For my paper, all that stuff was in the appendix fwiw. Since it is a generative paper I took my chance to do a deep sample analysis (even inventing a new technique) to analyze the biases in different models and noting key indicators that were visible to the eye. So of course I had a small discussion about how FID is limited (see [1,2], [2] isn't deep enough though) and will not capture these differences. These differences matter when you're pushing the edge of the maximum FID on the dataset, which is not 0 as many people think[3]. I do feel like it is my duty as a researcher to stick my flag in the ground and point out how we need to do things better. (I do think it also made the paper much clearer and got good feedback from my colleagues fwiw) That is what research is after all. Research requires nuance, and if we're being honest, that shouldn't be something I have to say. People should deeply understand their metrics (not just for evaluating models, but works). The system is just too noisy right now to be meaningful imo.

[0] A note on the evaluation of generative models: http://arxiv.org/abs/1511.01844

[1] Improved Precision and Recall Metric for Assessing Generative Models: https://arxiv.org/abs/1904.06991 (original is good too: https://arxiv.org/abs/1806.00035)

[2] The Role of ImageNet Classes in Fréchet Inception Distance: https://arxiv.org/abs/2203.06026

[3] Fwiw, train vs test set in CIFAR10 has FID 3.15 and FFHQ256 top 10k vs bottom 60k is 2.25 (which current top paper beats, but that's 50k gen samples vs 50k random dataset samples). These of course have biases though since the sizes are unequal but since FID is distributional it does give us some strong clues about the variance in the datasets. My paper didn't go this far though.


They funny thing is that all this is clearly spelled out in PAC-Learning and Statistical Learning Theory, but the trend in most machine learning courses is to avoid all that hairy stuff, and concentrate on the practical tasks of training classifiers and using popular libraries and so on.

Btw, in the above comment:

FID = Fréchet inception distance

NLL = Negative Log Likelihood


Yeah this is what bugs me.

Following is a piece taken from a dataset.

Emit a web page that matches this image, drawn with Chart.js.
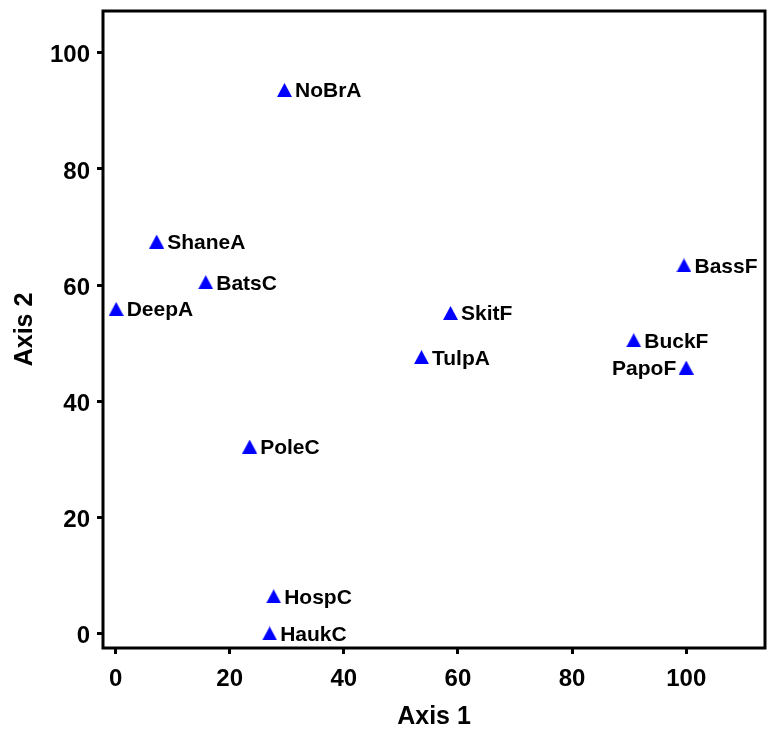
<!DOCTYPE html>
<html>
<head>
<meta charset="utf-8">
<script src="https://cdn.jsdelivr.net/npm/chart.js@4.4.1/dist/chart.umd.min.js"></script>
<style>
  html, body { margin: 0; padding: 0; background: #fff; }
  #wrap { width: 768px; height: 741px; }
</style>
</head>
<body>
<div id="wrap"><canvas id="ord" width="768" height="741"></canvas></div>
<script>
// ordination scores
const siteNames = ['NoBrA', 'ShaneA', 'BatsC', 'DeepA', 'SkitF', 'TulpA', 'BassF', 'BuckF', 'PapoF', 'PoleC', 'HospC', 'HaukC'];
const axis1 = [29.6, 7.2, 15.8, 0.1, 58.7, 53.6, 99.6, 90.8, 100, 23.5, 27.7, 27.0];
const axis2 = [93.6, 67.5, 60.5, 55.9, 55.2, 47.6, 63.4, 50.5, 45.8, 32.2, 6.4, 0];
const xTicks = [0, 20, 40, 60, 80, 100];
const yTicks = [0, 20, 40, 60, 80, 100];

const FONT = "'Liberation Sans', Arial, sans-serif";
const leftLabels = ['PapoF'];   // label drawn on the left of its marker

// blue triangle marker, centred on its box
const tri = document.createElement('canvas');
tri.width = 15; tri.height = 14;
(function () {
  const t = tri.getContext('2d');
  t.fillStyle = '#0000FF';
  t.beginPath();
  t.moveTo(7.5, 0);
  t.lineTo(15, 14);
  t.lineTo(0, 14);
  t.closePath();
  t.fill();
})();

const framePlugin = {
  id: 'frame',
  afterDraw(chart) {
    const { ctx, chartArea: a } = chart;
    ctx.save();
    ctx.strokeStyle = '#000';
    ctx.lineWidth = 3;
    ctx.strokeRect(a.left, a.top, a.right - a.left, a.bottom - a.top);
    ctx.restore();
  }
};

const labelPlugin = {
  id: 'siteLabels',
  afterDatasetsDraw(chart) {
    const ctx = chart.ctx;
    const meta = chart.getDatasetMeta(0);
    ctx.save();
    ctx.font = 'bold 21px ' + FONT;
    ctx.fillStyle = '#000';
    ctx.textBaseline = 'alphabetic';
    meta.data.forEach((pt, i) => {
      const name = siteNames[i];
      if (leftLabels.includes(name)) {
        ctx.textAlign = 'right';
        ctx.fillText(name, pt.x - 10, pt.y + 7.5);
      } else {
        ctx.textAlign = 'left';
        ctx.fillText(name, pt.x + 10.5, pt.y + 7.5);
      }
    });
    ctx.restore();
  }
};

function noPad(s) {
  s.paddingTop = 0; s.paddingBottom = 0; s.paddingLeft = 0; s.paddingRight = 0;
}

const tickFont = { family: FONT, size: 24, weight: 'bold' };
const titleFont = { family: FONT, size: 25, weight: 'bold' };

new Chart(document.getElementById('ord'), {
  type: 'scatter',
  data: {
    datasets: [{
      data: siteNames.map((n, i) => ({ x: axis1[i], y: axis2[i] })),
      pointStyle: tri,
      pointRadius: 8,
      pointHoverRadius: 8
    }]
  },
  options: {
    responsive: false,
    animation: false,
    devicePixelRatio: 1,
    layout: { autoPadding: false, padding: { top: 11, right: 3, left: 0, bottom: 0 } },
    plugins: { legend: { display: false }, tooltip: { enabled: false } },
    scales: {
      x: {
        type: 'linear',
        min: -2.2,
        max: 113.8,
        afterBuildTicks: s => { s.ticks = xTicks.map(v => ({ value: v })); },
        afterFit: s => { s.height = 93; noPad(s); },
        ticks: { color: '#000', font: tickFont, padding: 11, maxRotation: 0 },
        grid: { drawOnChartArea: false, drawTicks: true, tickLength: 6, tickWidth: 3, color: '#000' },
        border: { display: false },
        title: { display: true, text: 'Axis 1', color: '#000', font: titleFont, padding: { top: 0, bottom: 9 } }
      },
      y: {
        type: 'linear',
        min: -2.5,
        max: 107.2,
        afterBuildTicks: s => { s.ticks = yTicks.map(v => ({ value: v })); },
        afterFit: s => { s.width = 103; noPad(s); },
        ticks: { color: '#000', font: tickFont, padding: 7, labelOffset: 3 },
        grid: { drawOnChartArea: false, drawTicks: true, tickLength: 6, tickWidth: 3, color: '#000' },
        border: { display: false },
        title: { display: true, text: 'Axis 2', color: '#000', font: titleFont, padding: { top: 10, bottom: 0 } }
      }
    }
  },
  plugins: [framePlugin, labelPlugin]
});
</script>
</body>
</html>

If these people took a single stats class it would be drilled into them. Doesn't matter if ISLR, PAC-LSLT, SR, or ROS, it will be there. But it isn't. I push for as much of this as I can when I teach my ML course but my advisor pushes back for being "too mathy." I swear, ML people are adverse to math (though they like adding meaningless math equations to papers to make them look technical, but that is probably aligned with the former comment). As the current environment stands, I do not think many ML people understand concepts like data leakage, Bayes, or even likelihood. A problem is that popular way to teach ML is like how you teach software: coding. This doesn't work when you need statistical theory to understand your results.